Three years later, he became the youngest jockey to win the Derby, on Never Say Die. "He was quite an outsider, really," Piggott recalls. "He'd been disappointing before the Derby. But that day he was good." Again, there is a hidden story. Never Say Die won the race at 33-1, but Lester had chosen him as his mount when he was 100-1, spotting something in the horse hardly anyone else could see. His judgement of horseflesh was innate; his grandfather, Ernie, had won the Grand National three times as a jockey, and his father, Keith, was also a fine National Hunt jockey who became a top trainer. In fact, it seemed for much of his boyhood as if Lester would be more likely to win the National than the Derby. "Yeah, I was quite heavy. It looked like I'd have to go jumping."
But he didn't, and three cheers for that. Instead he became the master of Epsom, not that he enjoyed the idiosyncrasies of the famous Surrey track any more than anyone else. "It's not a good racecourse," he tells me now. "Whoever invented it must have been a bit off their head, really." Another fleeting, beguiling smile. "You wouldn't do it, would you, if you were going to build a racecourse? It's impossible, really. A good test for horses, I suppose, but it's not a good track. Too much downhill, and on a camber, making horses go down towards the inside. I'd rather see the Derby run somewhere else, but that's not going to happen."
Nevertheless, something about the race manifestly suited him. So if not the course, was it the occasion? "I think so, yes. There are so many other big races now. But that was the race." And can he explain why he won it so often? Why, indeed, he was so damned brilliant for so long? "It's very difficult [to analyse], really. I used to get on very well with horses, had done all my life. But why is one jockey better than another, one tennis player better than another? They all train hard. A lot of it is instinct."
His favourite Derby horse was his 1968 mount for Vincent O'Brien, Sir Ivor, which reminds me of a story about the late Dick Francis, the truth of which Francis confirmed to me himself. When he sat down to write the official Piggott biography, knowing his subject's notorious parsimony with words, he decided to get things going by inviting Lester to rhapsodise about Sir Ivor. After much silent thought, Lester said, simply, "Good horse". And Francis thought, "this could take a while".
With me, perhaps because we don't have as much time, or maybe thanks to the salmon, he's a little more forthcoming. "Terrific finishing speed," he says, acknowledging that he preferred Sir Ivor even to his more celebrated 1970 ride for O'Brien, Nijinsky. And what of the failures, impertinent though it seems even to ask? What of those Derby rides from which he expected more? "There was one horse that was favourite. Right Noble. He won a Derby trial at Ascot by eight lengths. But he wasn't any good."

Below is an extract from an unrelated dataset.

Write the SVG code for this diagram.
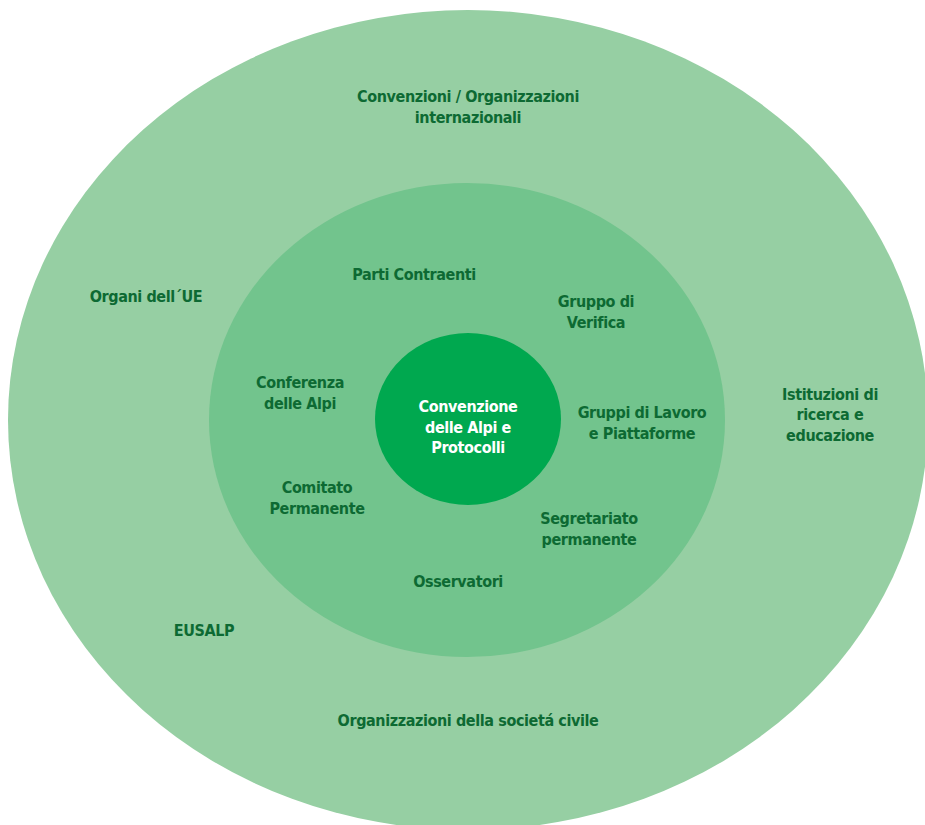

Judging that I'm better off sticking with the successes, I ask Piggott about his 1972 win on Roberto, another O'Brien horse, which he encouraged to the line with sustained use of the whip. "Yes, he didn't always try very hard," he says, with mock guilelessness; he knows what I'm driving at. "It was different then. And I think the changes are for the best. It's progress, isn't it? The only trouble is that there's too much racing now, isn't there? Weekday meetings are so ordinary, just a lot of handicaps. But the whip, the thing about the whip is a bit overdone. The whips they have now are harmless. And they've got to have them, to keep them straight."

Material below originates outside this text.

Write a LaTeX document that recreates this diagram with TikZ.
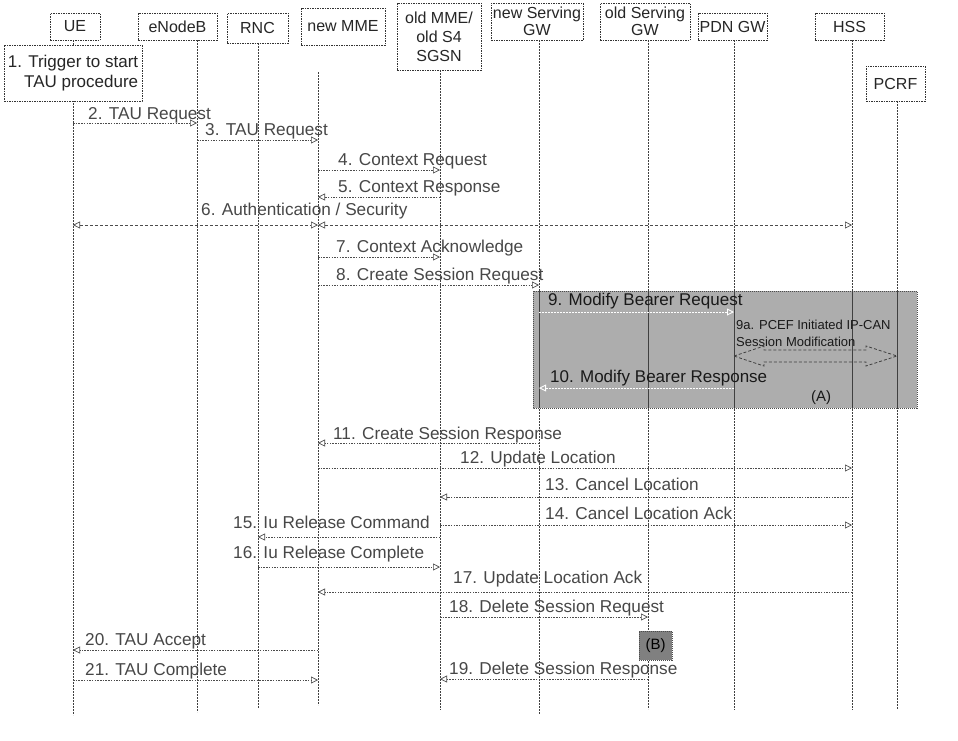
\documentclass[tikz,border=0pt]{standalone}
\usepackage{fontspec}
\setmainfont{Liberation Sans}
\usetikzlibrary{arrows.meta}
\begin{document}
\begin{tikzpicture}[x=1pt,y=-1pt,
  hd/.style={draw=black!80, dash pattern=on 1.5pt off 1pt, line width=0.8pt, fill=white,
    align=center, inner sep=1pt, font=\fontsize{16}{17}\selectfont, text=black!85},
  life/.style={draw=black!75, dash pattern=on 2pt off 1pt, line width=0.8pt},
  tip/.style={-{Triangle[open,length=7pt,width=7pt]}},
  msg/.style={draw=black!70, dash pattern=on 1.5pt off 1.2pt, line width=0.7pt, tip},
  bmsg/.style={draw=black!70, dash pattern=on 3pt off 2pt, line width=0.7pt,
    {Triangle[open,length=7pt,width=7pt]}-{Triangle[open,length=7pt,width=7pt]}},
  wmsg/.style={draw=white, dash pattern=on 2pt off 1pt, line width=0.9pt, tip},
  lbl/.style={anchor=base west, inner sep=0pt, text=black!72, font=\fontsize{17.2}{18}\selectfont},
  dlbl/.style={lbl, text=black!90},
]
\useasboundingbox (0,0) rectangle (958,740);

% lifeline tops and bottoms
\coordinate (lUE)   at (73,40);   \coordinate (bUE)   at (73,715);
\coordinate (lENB)  at (197,40);  \coordinate (bENB)  at (197,712);
\coordinate (lRNC)  at (258,43);  \coordinate (bRNC)  at (258,708);
\coordinate (lNMME) at (318,72);  \coordinate (bNMME) at (318,705);
\coordinate (lOMME) at (440,70);  \coordinate (bOMME) at (440,710);
\coordinate (lNSGW) at (539,40);  \coordinate (bNSGW) at (539,714);
\coordinate (lOSGW) at (648,40);  \coordinate (bOSGW) at (648,709);
\coordinate (lPGW)  at (734,40);  \coordinate (bPGW)  at (734,710);
\coordinate (lHSS)  at (852,40);  \coordinate (bHSS)  at (852,710);
\coordinate (lPCRF) at (897,101); \coordinate (bPCRF) at (897,709);

\foreach \n in {UE,ENB,RNC,NMME,OMME,NSGW,OSGW,PGW,HSS,PCRF}
  \draw[life] (l\n) -- (b\n);

% participants
\node[hd, minimum width=50pt, minimum height=27pt] (ue)   at (75,26.5)   {UE};
\node[hd, minimum width=79pt, minimum height=27pt] (enb)  at (177.5,26.5) {eNodeB};
\node[hd, minimum width=61pt, minimum height=30pt] (rnc)  at (257.5,28)  {RNC};
\node[hd, minimum width=84pt, minimum height=37pt] (nmme) at (343,26.5)  {new MME};
\node[hd, minimum width=84pt, minimum height=67pt, font=\fontsize{16}{19}\selectfont] (omme) at (439,36.5) {old MME/\\old S4\\SGSN};
\node[hd, minimum width=92pt, minimum height=37pt] (nsgw) at (537,21.5)  {new Serving\\GW};
\node[hd, minimum width=90pt, minimum height=37pt] (osgw) at (645,21.5)  {old Serving\\GW};
\node[hd, minimum width=69pt, minimum height=27pt] (pgw)  at (732.5,26.5) {PDN GW};
\node[hd, minimum width=69pt, minimum height=27pt] (hss)  at (849.5,26.5) {HSS};
\node[hd, minimum width=59pt, minimum height=35pt] (pcrf) at (895.5,83.5) {PCRF};

% step 1
\node[hd, minimum width=138pt, minimum height=56pt, align=right,
  font=\fontsize{17}{20}\selectfont] (trig) at (73,73) {1. Trigger to start\\TAU procedure};

% messages 2 - 8
\draw[msg] (lUE |- 0,123) -- (lENB |- 0,123);
\node[lbl] (t2) at (88,119) {2. TAU Request};
\draw[msg] (lENB |- 0,140) -- (lNMME |- 0,140);
\node[lbl] (t3) at (205,135) {3. TAU Request};
\draw[msg] (lNMME |- 0,170) -- (lOMME |- 0,170);
\node[lbl] (t4) at (338,165) {4. Context Request};
\draw[msg] (lOMME |- 0,197) -- (lNMME |- 0,197);
\node[lbl] (t5) at (338,192) {5. Context Response};
\draw[bmsg] (lUE |- 0,225) -- (lNMME |- 0,225);
\draw[bmsg] (lNMME |- 0,225) -- (lHSS |- 0,225);
\node[lbl] (t6) at (201,215) {6. Authentication / Security};
\draw[msg] (lNMME |- 0,257) -- (lOMME |- 0,257);
\node[lbl] (t7) at (336,252) {7. Context Acknowledge};
\draw[msg] (lNMME |- 0,285) -- (lNSGW |- 0,285);
\node[lbl] (t8) at (336,280) {8. Create Session Request};

% shaded block (A)
\fill[black!32] (533,291) rectangle (917,408);
\draw[black!70, dash pattern=on 1pt off 1pt, line width=0.7pt] (533,291) rectangle (917,408);
\foreach \n in {NSGW,OSGW,PGW,HSS,PCRF}
  \draw[black!75, line width=0.9pt] (l\n |- 0,291) -- (l\n |- 0,408);
\draw[wmsg] (lNSGW |- 0,312) -- (lPGW |- 0,312);
\node[dlbl, font=\fontsize{17}{18}\selectfont] (t9) at (548,305) {9. Modify Bearer Request};
\node[dlbl, font=\fontsize{13}{14}\selectfont] (t9a) at (736,329) {9a. PCEF Initiated IP-CAN};
\node[dlbl, font=\fontsize{13}{14}\selectfont] (t9b) at (736,346) {Session Modification};
\draw[black!75, dash pattern=on 3pt off 2pt, line width=0.8pt]
  (lPGW |- 0,356) -- (764,346) -- (764,350) -- (866,350) -- (866,346)
  -- (lPCRF |- 0,356) -- (866,366) -- (866,362) -- (764,362) -- (764,366) -- cycle;
\draw[wmsg] (lPGW |- 0,388) -- (lNSGW |- 0,388);
\node[dlbl, font=\fontsize{17}{18}\selectfont] (t10) at (550,382) {10. Modify Bearer Response};
\node[dlbl, anchor=base, font=\fontsize{15}{16}\selectfont] (tA) at (821,401) {(A)};

% messages 11 - 21
\draw[msg] (lNSGW |- 0,443) -- (lNMME |- 0,443);
\node[lbl] (t11) at (333,439) {11. Create Session Response};
\draw[msg] (lNMME |- 0,468) -- (lHSS |- 0,468);
\node[lbl] (t12) at (460,463) {12. Update Location};
\draw[msg] (lHSS |- 0,497) -- (lOMME |- 0,497);
\node[lbl] (t13) at (545,490) {13. Cancel Location};
\draw[msg] (lOMME |- 0,525) -- (lHSS |- 0,525);
\node[lbl] (t14) at (545,519) {14. Cancel Location Ack};
\draw[msg] (lOMME |- 0,537) -- (lRNC |- 0,537);
\node[lbl] (t15) at (233,528) {15. Iu Release Command};
\draw[msg] (lRNC |- 0,567) -- (lOMME |- 0,567);
\node[lbl] (t16) at (233,558) {16. Iu Release Complete};
\draw[msg] (lHSS |- 0,592) -- (lNMME |- 0,592);
\node[lbl] (t17) at (453,583) {17. Update Location Ack};
\draw[msg] (lOMME |- 0,617) -- (lOSGW |- 0,617);
\node[lbl] (t18) at (449,612) {18. Delete Session Request};
\node[draw=black!70, dash pattern=on 1pt off 1pt, fill=black!50, minimum width=33pt,
  minimum height=29pt, inner sep=0pt, text=black, font=\fontsize{15}{16}\selectfont]
  (blkB) at (655.5,645.5) {(B)};
\draw[msg] (lOSGW |- 0,679) -- (lOMME |- 0,679);
\node[lbl] (t19) at (449,674) {19. Delete Session Response};
\draw[msg] (lNMME |- 0,650) -- (lUE |- 0,650);
\node[lbl] (t20) at (85,645) {20. TAU Accept};
\draw[msg] (lUE |- 0,680) -- (lNMME |- 0,680);
\node[lbl] (t21) at (85,675) {21. TAU Complete};
\end{tikzpicture}
\end{document}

A long silence. After a while interviewing Piggott, you learn that his silences are marked by a constant meandering of his eyes from side to side, and that when they finally settle on a point in the middle distance, he is ready to speak again. "I didn't use the whip much on Roberto. I couldn't, the other horses were too close to me. Not until the last 50 yards, that was about all. The Minstrel, I had to ride him hard too [in 1977]. I'd probably have got [banned for] a week now."

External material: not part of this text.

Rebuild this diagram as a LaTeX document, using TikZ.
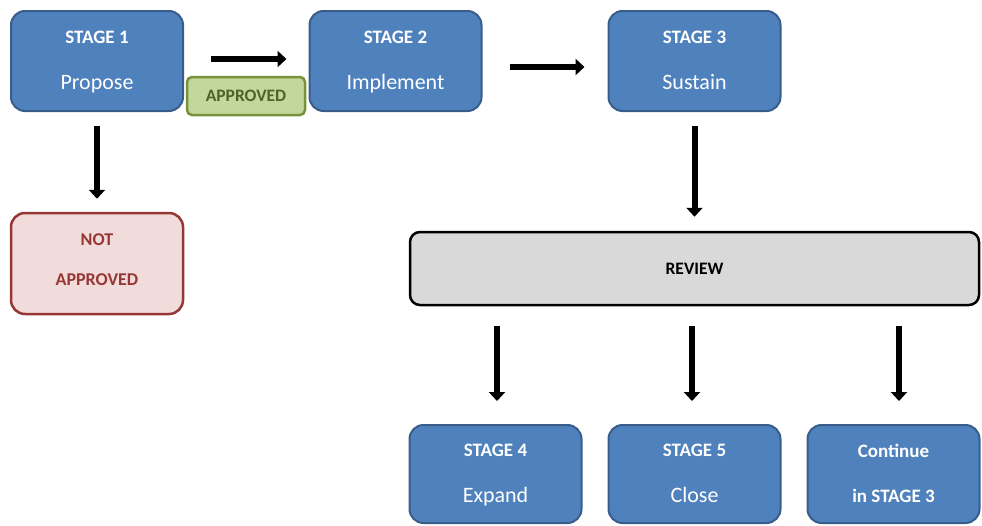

Had his time come later, he says that more than any other horse of the past 15 years, he'd like to have ridden Sea The Stars. "Perfect horse, wasn't he?" Even at 75, having suffered heart problems, he'd really like to be racing still. "It would be nice to think you could go on for ever. The big races are worth 10 times more now. Fabulous, isn't it? If I could still ride a couple of races a week, you know." The smile again. "But it's not possible." In any case, he laments the conformity in modern riding styles. "They all sit lower in the saddle, don't they? It makes them look tidier, but they're all riding the same, more or less, all over the world."
He still has interests in a breeding operation, still follows the Flat season with a keen eye, indeed there is none keener. I ask him which modern jockey he admires most, expecting him not to give me a straight answer, but he does. "I think Dettori is still the best. There are probably five very good ones, and the others are not far behind him. But he has terrific balance. And experience helps. It helped me. As you get older you're not as strong as you were, but you know what's going to happen in the race. I can always tell the jockeys with experience."
It was experience and instinct, the two assets he seems to value most in a jockey, that landed him the Breeders' Cup Mile 21 years ago. Did that race bring him more satisfaction even than any of his wins in the Derby? This time, I don't quite get a straight answer. "It's wonderful, really, how it came about. I never intended to come back, and if it hadn't been for Vincent O'Brien, I wouldn't have done it. He said 'why don't you?' and I'd never really thought about it, but I thought it was probably a good idea. I was pretty fit. I'd been riding out. It didn't take long to get going."
It is a predictably understated assessment of a remarkable episode in even his remarkable life. And of course it is a life which has also included a jail sentence, perhaps the one jail sentence to have made a mockery of the notion of being detained at Her Majesty's pleasure, for it can only have caused Her Majesty considerable distress. His many wins in the Queen's colours included the Oaks in 1957, on Carrozza. But never, alas, the Derby, which she might finally win tomorrow, with Carlton House. He hopes so. "She loves the racing, and she's good for racing too. It would be marvellous." And does his head agree with his heart? Happily, yes. "You can't see what's going to beat him, can you?"